In the short-term, all is well. Optimism over trade talks means Asian stocks - China’s in particular - are on the rise, and the renminbi isn’t yet retesting the 7 mark against the dollar. That’s all helping fuel the more positive approach to EM adopted by investors this year.

But here, too, Mr Parbrook isn’t exactly enthusiastic. He thinks Asian and EM equities, on the whole, are closer to fair value than cheap - another parallel with 2015. The manager’s caution has served him well over the past few years, even as the biggest risks surrounding the Chinese economy haven’t come to pass. But for the funds industry in gen, it’s not yet clear whether the coming months will look more like 2015’s year of the goat or 2016’s year of the monkey.

M&A delay

New data shows asset management M&A broke records last year, a total of 253 deals surpassing the previous high set in 2007. Instinctively, that feels right: mergers and acquisitions are a fact of life for the industry nowadays.
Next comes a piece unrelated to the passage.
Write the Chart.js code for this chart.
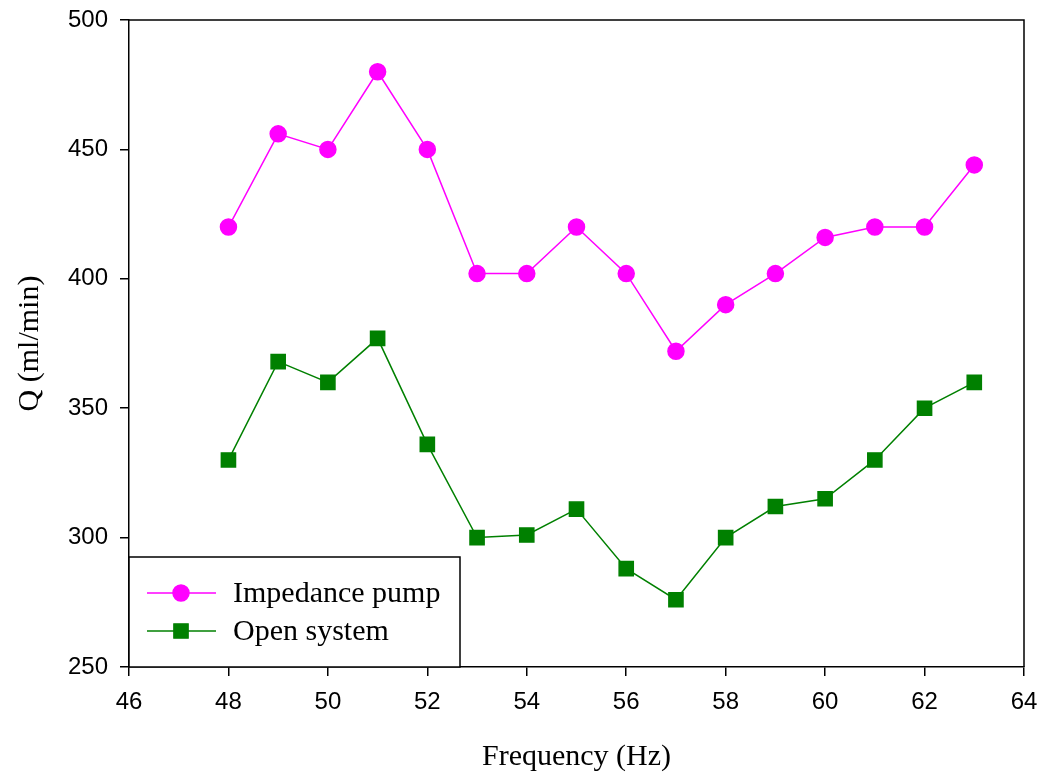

So it’s worth noting that not that many of those deals took place in the UK. Over here, much of last year’s activity centred on wealth managers themselves, and different kind of tie-ups like Schroders and Lloyds’ new venture. Hermes has new owners, but there was little else to rival the likes of Standard Life Aberdeen or Janus Henderson.

Instead, long-rumoured takeover targets remain stubbornly independent, and plenty of strugglers still sit slightly forlornly in the shop window. If the drivers of merger and acquisition activity are as powerful as most suspect, that stasis surely can’t continue much past March 29.